One girl volunteering at the same time as me was so overwhelmed by the children’s conditions, behaviour and how little they had, that she burst into tears because she didn’t know how to respond to them, and while it was certainly an emotional experience, there is simply no time in the environment we were in, for people who can’t cope with it. As harsh as that sounds, if you couldn’t get on with it and make yourself useful, you were just getting in the way.
And what about the lasting impact on the children? Particularly for those of a young age who do not have a constant parental figure, it may not take long for an attachment to form between them and a volunteer. Then one day, you don’t come back anymore, and that child may experience abandonment all over again. The more I consider that prospect, the more convinced I am of the potential exploitation caused by the industry.

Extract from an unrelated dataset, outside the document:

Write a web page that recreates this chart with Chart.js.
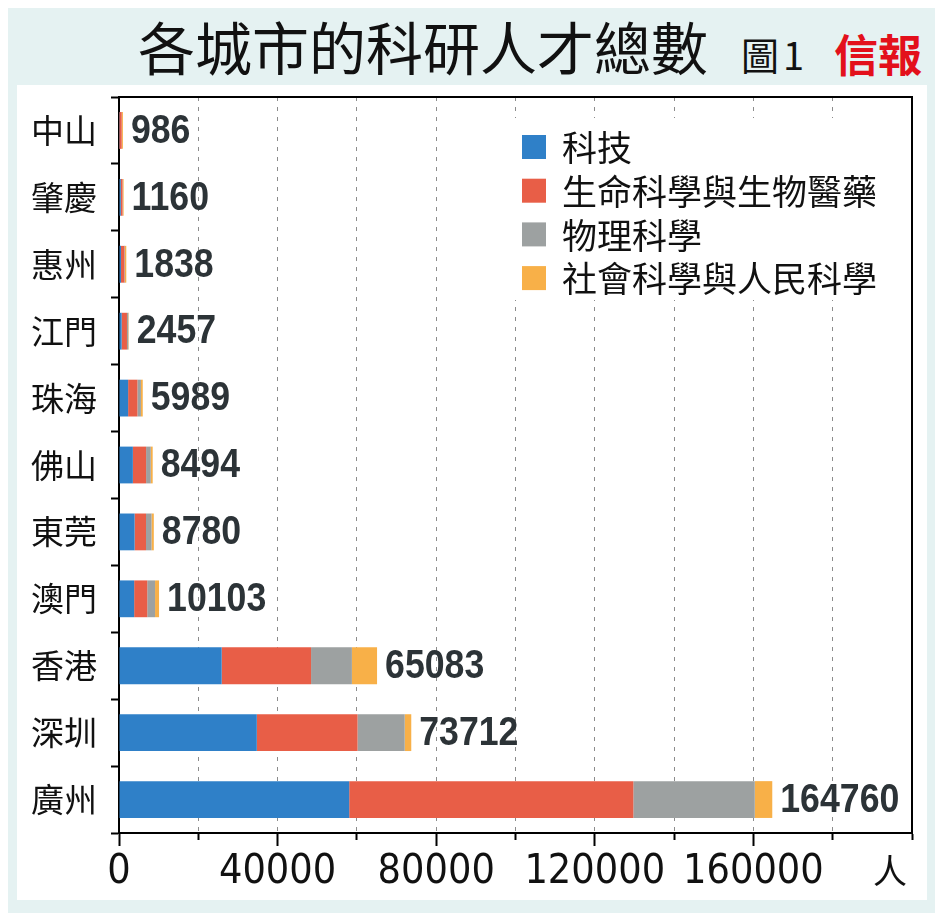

Are there any better alternatives for people who genuinely want to contribute to a worthwhile cause in a developing country without causing damage? It may be more effective to seek out advocacy programmes from our home countries in order to work towards reform, and raise awareness of the factors and policies responsible for global poverty. There are organisations campaigning for tax justice to spread revenue more fairly across the population in developing countries, and to hold powerful corporations and financial institutions to account, or lobbying Western governments to change aggressive international trade and agricultural policies.
The website GiveWell lists charities that are the most cost-effective with donations, thus providing the most benefit to the causes they support. This may not have the same gap year anecdote potential worth or instant feel-good effect, but is more likely to contribute towards a long-term beneficial impact.